▶ INFORMATION SHOWN
----------------------------------------

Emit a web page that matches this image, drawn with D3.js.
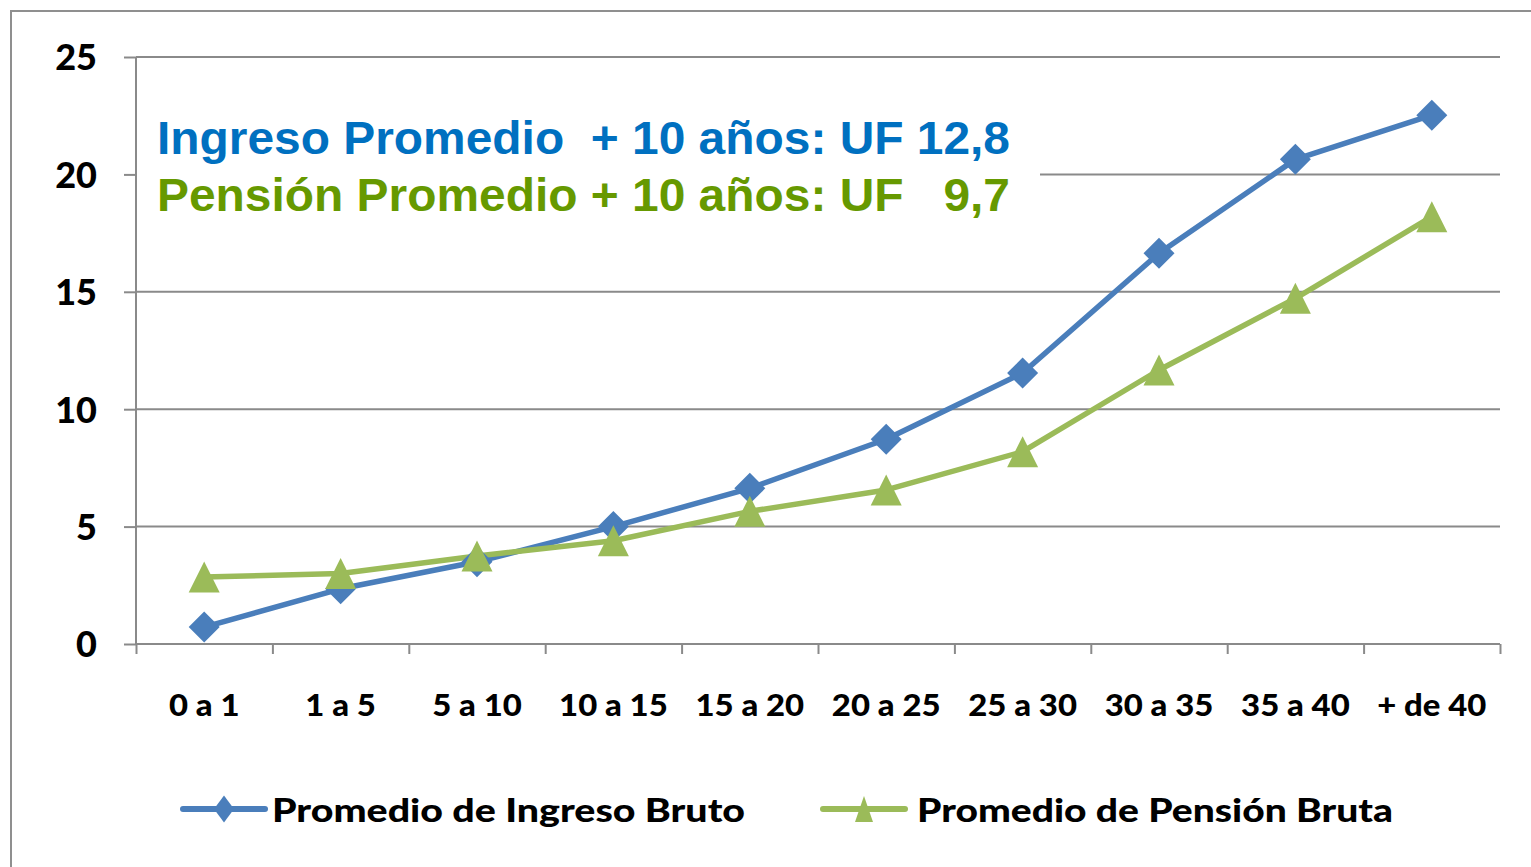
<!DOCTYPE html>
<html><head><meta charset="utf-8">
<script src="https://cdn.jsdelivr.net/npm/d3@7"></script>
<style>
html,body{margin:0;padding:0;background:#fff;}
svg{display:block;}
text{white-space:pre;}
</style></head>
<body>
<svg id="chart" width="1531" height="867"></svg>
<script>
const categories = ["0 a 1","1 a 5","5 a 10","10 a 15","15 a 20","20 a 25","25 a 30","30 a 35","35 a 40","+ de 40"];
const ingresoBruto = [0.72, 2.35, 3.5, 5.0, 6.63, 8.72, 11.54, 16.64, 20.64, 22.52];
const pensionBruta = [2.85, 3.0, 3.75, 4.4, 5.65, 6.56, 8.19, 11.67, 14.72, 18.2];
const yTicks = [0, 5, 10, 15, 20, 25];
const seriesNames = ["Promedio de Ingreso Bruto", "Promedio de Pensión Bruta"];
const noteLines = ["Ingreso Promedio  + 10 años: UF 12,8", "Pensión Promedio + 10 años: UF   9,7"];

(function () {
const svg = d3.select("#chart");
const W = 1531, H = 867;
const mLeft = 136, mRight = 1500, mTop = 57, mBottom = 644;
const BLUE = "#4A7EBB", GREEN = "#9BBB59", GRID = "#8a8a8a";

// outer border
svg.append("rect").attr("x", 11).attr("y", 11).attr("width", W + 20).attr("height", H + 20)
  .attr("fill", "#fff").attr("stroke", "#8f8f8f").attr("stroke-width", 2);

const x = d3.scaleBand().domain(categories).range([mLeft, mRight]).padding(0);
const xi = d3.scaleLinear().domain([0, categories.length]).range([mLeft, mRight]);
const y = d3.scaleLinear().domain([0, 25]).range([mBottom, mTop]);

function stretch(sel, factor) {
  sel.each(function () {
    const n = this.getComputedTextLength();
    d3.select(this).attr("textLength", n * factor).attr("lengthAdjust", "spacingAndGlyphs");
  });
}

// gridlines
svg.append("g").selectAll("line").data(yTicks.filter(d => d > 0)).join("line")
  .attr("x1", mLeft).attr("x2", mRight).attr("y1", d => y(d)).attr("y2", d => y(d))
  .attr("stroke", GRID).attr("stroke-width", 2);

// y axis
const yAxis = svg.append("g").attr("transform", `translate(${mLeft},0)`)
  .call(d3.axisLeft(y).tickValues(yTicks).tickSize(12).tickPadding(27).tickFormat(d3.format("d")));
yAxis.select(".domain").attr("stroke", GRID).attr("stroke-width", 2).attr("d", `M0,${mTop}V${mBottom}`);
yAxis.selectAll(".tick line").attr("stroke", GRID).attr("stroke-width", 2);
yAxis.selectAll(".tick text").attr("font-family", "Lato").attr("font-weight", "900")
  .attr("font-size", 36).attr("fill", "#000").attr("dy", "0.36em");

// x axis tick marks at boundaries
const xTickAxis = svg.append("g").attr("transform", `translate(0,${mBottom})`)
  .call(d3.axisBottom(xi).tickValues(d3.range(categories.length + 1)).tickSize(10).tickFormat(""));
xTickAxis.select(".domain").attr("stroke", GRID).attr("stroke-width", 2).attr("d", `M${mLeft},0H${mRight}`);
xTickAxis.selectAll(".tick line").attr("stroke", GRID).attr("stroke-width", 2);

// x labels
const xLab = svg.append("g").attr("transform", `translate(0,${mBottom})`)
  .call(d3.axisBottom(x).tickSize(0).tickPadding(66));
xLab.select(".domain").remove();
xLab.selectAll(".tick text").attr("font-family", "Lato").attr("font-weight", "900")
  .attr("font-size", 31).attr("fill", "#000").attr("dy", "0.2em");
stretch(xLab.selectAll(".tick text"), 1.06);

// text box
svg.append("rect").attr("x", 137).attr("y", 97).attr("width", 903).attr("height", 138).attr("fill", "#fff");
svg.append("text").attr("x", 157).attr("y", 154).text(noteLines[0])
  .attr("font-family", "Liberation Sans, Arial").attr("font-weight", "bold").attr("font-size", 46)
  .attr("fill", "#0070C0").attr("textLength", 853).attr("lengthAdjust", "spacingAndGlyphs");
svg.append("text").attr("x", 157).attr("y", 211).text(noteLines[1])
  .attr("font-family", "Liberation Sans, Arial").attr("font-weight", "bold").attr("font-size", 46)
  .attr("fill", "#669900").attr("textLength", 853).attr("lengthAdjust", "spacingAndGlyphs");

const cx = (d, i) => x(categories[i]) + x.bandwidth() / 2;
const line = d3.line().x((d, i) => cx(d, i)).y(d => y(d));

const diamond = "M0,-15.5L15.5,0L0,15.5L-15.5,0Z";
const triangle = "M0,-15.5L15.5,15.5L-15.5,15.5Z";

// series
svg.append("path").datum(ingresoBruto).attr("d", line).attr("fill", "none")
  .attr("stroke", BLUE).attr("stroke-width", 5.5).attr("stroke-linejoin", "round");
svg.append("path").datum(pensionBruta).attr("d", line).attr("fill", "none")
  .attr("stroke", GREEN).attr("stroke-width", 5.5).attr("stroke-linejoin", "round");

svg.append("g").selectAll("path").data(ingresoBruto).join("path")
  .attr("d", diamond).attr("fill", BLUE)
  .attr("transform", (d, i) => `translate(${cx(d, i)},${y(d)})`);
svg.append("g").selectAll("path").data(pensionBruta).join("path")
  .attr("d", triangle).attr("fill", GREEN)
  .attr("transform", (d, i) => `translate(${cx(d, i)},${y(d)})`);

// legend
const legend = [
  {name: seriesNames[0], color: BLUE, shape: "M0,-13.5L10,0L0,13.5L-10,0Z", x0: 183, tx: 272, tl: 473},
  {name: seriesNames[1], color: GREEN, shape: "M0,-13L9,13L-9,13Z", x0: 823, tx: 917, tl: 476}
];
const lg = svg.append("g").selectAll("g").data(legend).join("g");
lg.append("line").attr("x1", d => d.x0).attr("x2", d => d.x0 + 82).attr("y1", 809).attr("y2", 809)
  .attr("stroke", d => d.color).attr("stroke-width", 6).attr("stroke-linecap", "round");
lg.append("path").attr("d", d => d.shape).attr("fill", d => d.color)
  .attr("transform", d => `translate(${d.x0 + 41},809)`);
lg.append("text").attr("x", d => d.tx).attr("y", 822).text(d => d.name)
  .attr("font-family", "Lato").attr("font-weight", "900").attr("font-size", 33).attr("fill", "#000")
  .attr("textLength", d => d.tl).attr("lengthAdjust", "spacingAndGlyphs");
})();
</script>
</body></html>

----------------------------------------

▶ GOAL
Repeat the lines above, starting at the first and stopping after the line that holds "Promedio + 10", with the pictures left out.

▶ REPLY
Emit a web page that matches this image, drawn with D3.js.
<!DOCTYPE html>
<html><head><meta charset="utf-8">
<script src="https://cdn.jsdelivr.net/npm/d3@7"></script>
<style>
html,body{margin:0;padding:0;background:#fff;}
svg{display:block;}
text{white-space:pre;}
</style></head>
<body>
<svg id="chart" width="1531" height="867"></svg>
<script>
const categories = ["0 a 1","1 a 5","5 a 10","10 a 15","15 a 20","20 a 25","25 a 30","30 a 35","35 a 40","+ de 40"];
const ingresoBruto = [0.72, 2.35, 3.5, 5.0, 6.63, 8.72, 11.54, 16.64, 20.64, 22.52];
const pensionBruta = [2.85, 3.0, 3.75, 4.4, 5.65, 6.56, 8.19, 11.67, 14.72, 18.2];
const yTicks = [0, 5, 10, 15, 20, 25];
const seriesNames = ["Promedio de Ingreso Bruto", "Promedio de Pensión Bruta"];
const noteLines = ["Ingreso Promedio  + 10 años: UF 12,8", "Pensión Promedio + 10 años: UF   9,7"];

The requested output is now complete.